About 29 years ago, I married Bill, the tall guy with the bike and environmental posters who moved in across the hall from my roommate and me in our first apartment after college. Bill and I dated for only 18 months before getting engaged; we were engaged just six months before getting married; and were married for about six months before I became pregnant with Jacob, our first child.

Our family grew quickly. Liam was born three years after Jacob, and we fostered, then adopted, Teenasia and Jamilet when the boys were still little.

We’ve been a team of six for most of our marriage. Road trips have been defined by a surgical approach to packing the minivan, with all children expected to share their space with random bags. We could never fit six pairs of skis in the carrier on top of the van, so our trips to Michigan’s Upper Peninsula always included a couple pairs of the shortest skis propped diagonally through the passenger area.

Our large monthly dry erase calendar has been color coded with each person’s activities proclaimed in their own color. The rainbow of names, activities, times and addresses writ large on the kitchen wall would often cause our guests to stand in our kitchen and stare with a mixture of horror and appreciation of the logistics necessary to get four kids to all practices, games and other events.

Adding to the complexity were factors brought in with foster care and adoption. Early on, the court system, bureaucracy and policies that didn’t serve the best interests of the children often interfered with our ability to meet the needs of our two youngest. Even when both adoptions were final and court appearances were over, the trauma of the instability of that time remained.

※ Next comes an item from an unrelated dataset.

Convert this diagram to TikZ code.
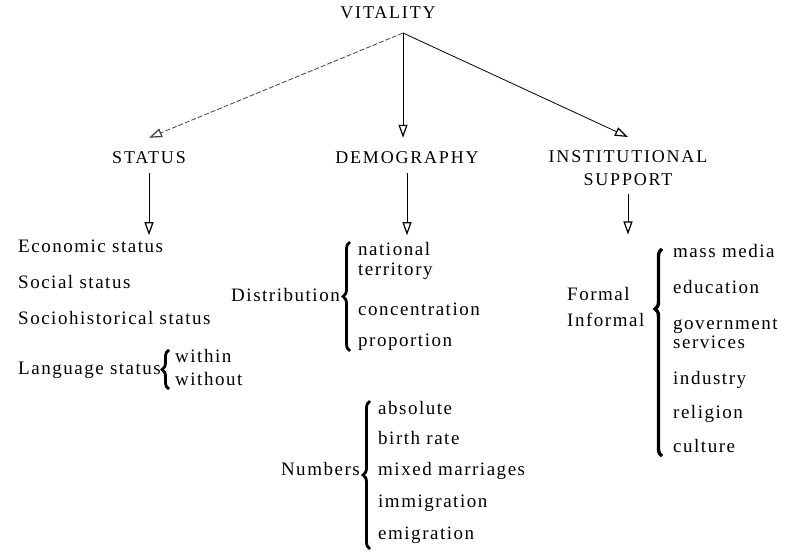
\documentclass[tikz,border=0pt]{standalone}
\usepackage{fontspec}
\setmainfont{Liberation Serif}
\usetikzlibrary{arrows.meta,decorations.pathreplacing}

\begin{document}
\begin{tikzpicture}[x=1pt,y=-1pt,
  item/.style={font=\fontsize{19}{22}\selectfont\addfontfeatures{LetterSpace=8},
               inner sep=0pt, anchor=west, text height=12pt, text depth=4pt},
  itemr/.style={item, anchor=east},
  head/.style={font=\fontsize{18}{23}\selectfont\addfontfeatures{LetterSpace=10},
               inner sep=0pt, align=center},
  arr/.style={-{Triangle[open,length=13pt,width=9pt,line width=1.2pt]}, line width=0.8pt},
  brc/.style={decorate, decoration={brace, amplitude=7pt, aspect=#1}, line width=2.8pt},
  brc/.default=0.5,
]
\useasboundingbox (0,0) rectangle (800,556);

% top level and the three factors
\node[head] (vit)  at (388,13)  {VITALITY};
\node[head] (stat) at (149,158) {STATUS};
\node[head] (demo) at (407,158) {DEMOGRAPHY};
\node[head, anchor=north] (inst) at (628,150) {INSTITUTIONAL\\SUPPORT};

\coordinate (apex) at (403,33);
\draw[arr, black!75, dash pattern=on 5pt off 2pt] (apex) -- ([yshift=14pt]stat.north);
\draw[arr] (apex) -- ([yshift=14pt]apex |- demo.north);
\draw[arr] (apex) -- ([yshift=13pt]inst.north);

% status
\draw[arr] ([yshift=-9pt]stat.south) -- ++(0,62);
\node[item] (eco) at (18,248) {Economic status};
\node[item] (soc) at (18,284) {Social status};
\node[item] (his) at (18,320) {Sociohistorical status};
\node[item] (lang) at (18,370) {Language status};
\node[item] (win) at (175,358) {within};
\node[item] (wout) at (175,381) {without};
\draw[brc] ([xshift=-6pt]wout.south west) -- ([xshift=-6pt]win.north west);

% demography
\draw[arr] ([yshift=-9pt]demo.south) -- ++(0,62);
\node[itemr] (dist) at (340,297) {Distribution};
\node[item] (nat)  at (358,251) {national};
\node[item] (ter)  at (358,271) {territory};
\node[item] (conc) at (358,311) {concentration};
\node[item] (prop) at (358,342) {proportion};
\draw[brc] (350,351) -- (350,242);

\node[itemr] (num) at (360,471) {Numbers};
\node[item] (abs) at (378,410) {absolute};
\node[item] (bir) at (378,440) {birth rate};
\node[item] (mix) at (378,471) {mixed marriages};
\node[item] (imm) at (378,503) {immigration};
\node[item] (emi) at (378,535) {emigration};
\draw[brc] (370,549) -- (370,401);

% institutional support
\draw[arr] ([yshift=-9pt]inst.south) -- ++(0,40);
\node[item] (form) at (567,296) {Formal};
\node[item] (inf)  at (567,322) {Informal};
\node[item] (mm)  at (673,253) {mass media};
\node[item] (edu) at (673,289) {education};
\node[item] (gov) at (673,325) {government};
\node[item] (ser) at (673,344) {services};
\node[item] (ind) at (673,380) {industry};
\node[item] (rel) at (673,414) {religion};
\node[item] (cul) at (673,448) {culture};
\draw[brc=0.71, line width=3.4pt] (662,456) -- (662,249);
\end{tikzpicture}
\end{document}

And now, for the first time since February 1995, when Jacob was born, it will be Bill and I living alone in the house — empty nesters. Jamilet graduated from high school in May, and will be attending Xavier University in Cincinnati. Teenasia will be moving into MATC student housing the same week. We still call Jacob and Liam “the boys,” even though they’re now young men in their mid-20s — college graduates, with grown-up jobs. They recently bought a condo together in Milwaukee. They always shared a room growing up, but now they have their own bedrooms, with Jacob getting the bigger one because Liam wanted the covered garage space.

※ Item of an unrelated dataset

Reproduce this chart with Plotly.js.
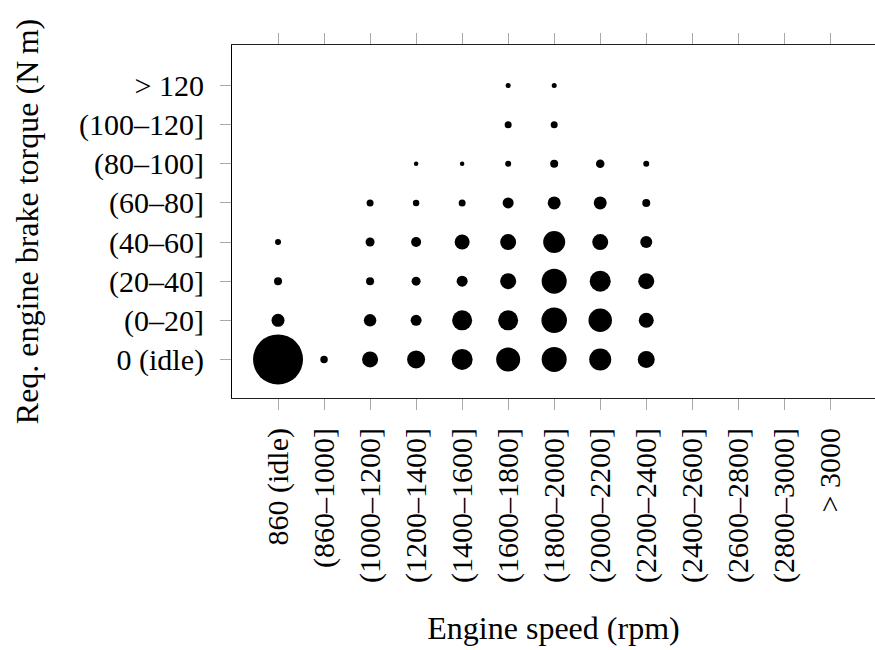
<!DOCTYPE html>
<html>
<head>
<meta charset="utf-8">
<script src="https://cdn.plot.ly/plotly-3.0.1.min.js"></script>
<style>html,body{margin:0;padding:0;background:#fff;}#chart{width:875px;height:650px;}</style>
</head>
<body>
<div id="chart"></div>
<script>
// Engine speed bins (x categories)
var speedBins = ['860 (idle)', '(860–1000]', '(1000–1200]', '(1200–1400]', '(1400–1600]',
  '(1600–1800]', '(1800–2000]', '(2000–2200]', '(2200–2400]', '(2400–2600]',
  '(2600–2800]', '(2800–3000]', '> 3000'];
// Torque bins (y categories, bottom to top)
var torqueBins = ['0 (idle)', '(0–20]', '(20–40]', '(40–60]', '(60–80]', '(80–100]', '(100–120]', '> 120'];

// Estimated relative frequency (area-proportional) per torque row, across speed bins
var rowIdle   = [25.0, 0.56, 2.56, 3.24, 4.41, 5.76, 6.25, 4.84, 2.89, null, null, null, null];
var row0_20   = [1.69, null, 1.56, 1.21, 4.00, 4.00, 6.50, 5.50, 2.25, null, null, null, null];
var row20_40  = [0.64, null, 0.64, 0.81, 1.21, 2.56, 6.25, 4.41, 2.56, null, null, null, null];
var row40_60  = [0.36, null, 0.81, 1.00, 2.25, 2.56, 4.84, 2.56, 1.44, null, null, null, null];
var row60_80  = [null, null, 0.49, 0.42, 0.49, 1.21, 1.69, 1.69, 0.64, null, null, null, null];
var row80_100 = [null, null, null, 0.20, 0.20, 0.36, 0.64, 0.72, 0.36, null, null, null, null];
var row100_120= [null, null, null, null, null, 0.49, 0.49, null, null, null, null, null, null];
var rowOver120= [null, null, null, null, null, 0.25, 0.25, null, null, null, null, null, null];

var rows = [rowIdle, row0_20, row20_40, row40_60, row60_80, row80_100, row100_120, rowOver120];

var xs = [], ys = [], vs = [];
rows.forEach(function(r, j) {
  r.forEach(function(v, i) {
    if (v !== null && v > 0) { xs.push(i); ys.push(j); vs.push(v); }
  });
});

var trace = {
  type: 'scatter',
  mode: 'markers',
  x: xs, y: ys,
  marker: {size: vs, sizemode: 'area', sizeref: 0.02, color: '#000', opacity: 1, line: {width: 0}},
  hoverinfo: 'skip'
};

var F = 'Liberation Serif';
var layout = {
  width: 875, height: 650,
  margin: {l: 232, r: 0, t: 45, b: 252},
  paper_bgcolor: '#fff', plot_bgcolor: '#fff',
  showlegend: false,
  font: {family: F, size: 30, color: '#000'},
  xaxis: {
    range: [-1, 12.97],
    tickmode: 'array',
    tickvals: speedBins.map(function(_, i){return i;}),
    ticktext: speedBins,
    tickangle: -90,
    ticks: 'outside', ticklen: 11, tickwidth: 1, tickcolor: '#a8a8a8',
    mirror: 'ticks',
    showline: true, linecolor: '#222', linewidth: 1,
    showgrid: false, zeroline: false,
    ticklabelstandoff: 6,
    tickfont: {family: F, size: 30, color: '#000'},
    title: {text: 'Engine speed (rpm)', font: {family: F, size: 32, color: '#000'}, standoff: 34}
  },
  yaxis: {
    range: [-0.985, 8.035],
    tickmode: 'array',
    tickvals: torqueBins.map(function(_, i){return i;}),
    ticktext: torqueBins,
    ticks: 'outside', ticklen: 11, tickwidth: 1, tickcolor: '#a8a8a8',
    mirror: 'ticks',
    showline: true, linecolor: '#000', linewidth: 1,
    showgrid: false, zeroline: false,
    ticklabelstandoff: 10,
    tickfont: {family: F, size: 30, color: '#000'},
    title: {text: 'Req. engine brake torque (N\u2009m)', font: {family: F, size: 32, color: '#000'}, standoff: 30}
  }
};

Plotly.newPlot('chart', [trace], layout, {staticPlot: true, displayModeBar: false});
</script>
</body>
</html>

In less than a month, it will be Bill and I alone in our four-bedroom house with six cubbies in the mudroom and the large dry erase board still hanging in the kitchen. If we want to have a private discussion, we will not need to slink upstairs to whisper it in the bathroom, so no one can hear and give their input. I’m not sure how we’ll spend all the time we will save from not needing to remind adolescents to put their shoes away, take out the garbage or mow the lawn. I know the net time I will spend emptying the dishwasher will be less than the aggregate of time I spent reminding all four kids to get that four-minute job done.

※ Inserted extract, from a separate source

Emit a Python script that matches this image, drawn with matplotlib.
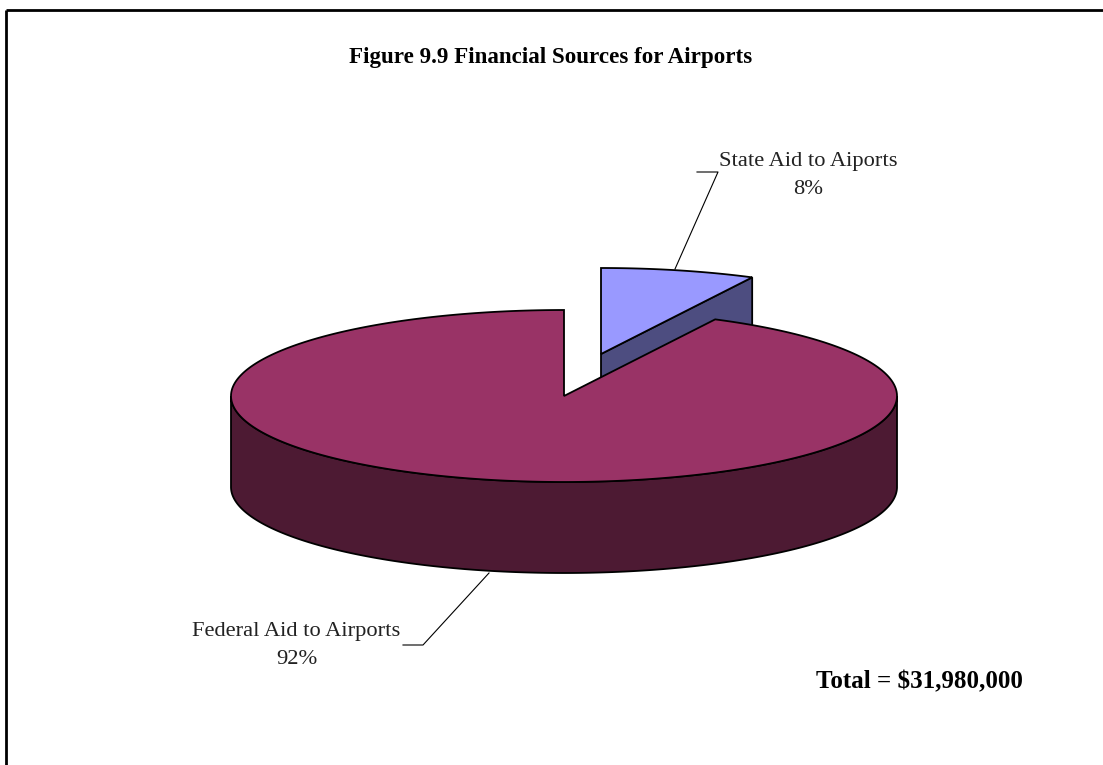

Shepherding four kids into young adulthood has taught me to be grateful for the stable moments, and to recognize that stability is often indeed measured in moments — a crisis could be a beat away. And at this particular moment, with four young adults moving in the right direction, I feel my own movement from the center of their lives to a solid spot in their inner circles. As they navigate their studies, careers and relationships, my job will be to find a healthy place to stand and cheer — close enough to give support, but far enough to yield independence. Part of empty nesting will be discovering where this place is — for each of them.

Bill and I gave everything we had to parenthood — and the older our children become, the more we understand that parenting will never end. But even as we recognize that our runs together may still be dominated by miles of analysis of the kids, we have a little more space in our lives for something new. Our time as a couple before kids was short, but we remember it well and we’re looking forward to having some of that freedom back. And what we may lack in the energy and idealism of the young Bill and Annemarie we used to be, we hope we make up for with a bit more wisdom and discretionary income.

When we got married, we chose for our wedding bands to be braided gold. They were a symbol of God, husband and wife, braided together, stronger because of each other. As a young bride, I could not have imagined all that would be required of our braid through the decades.  I could not have imagined either the profound joy or the deep pain that has been part of our parenting journey. But here we are, just the two of us and God, ready for the next phase.

Braid intact, rings on, leaning into those vows.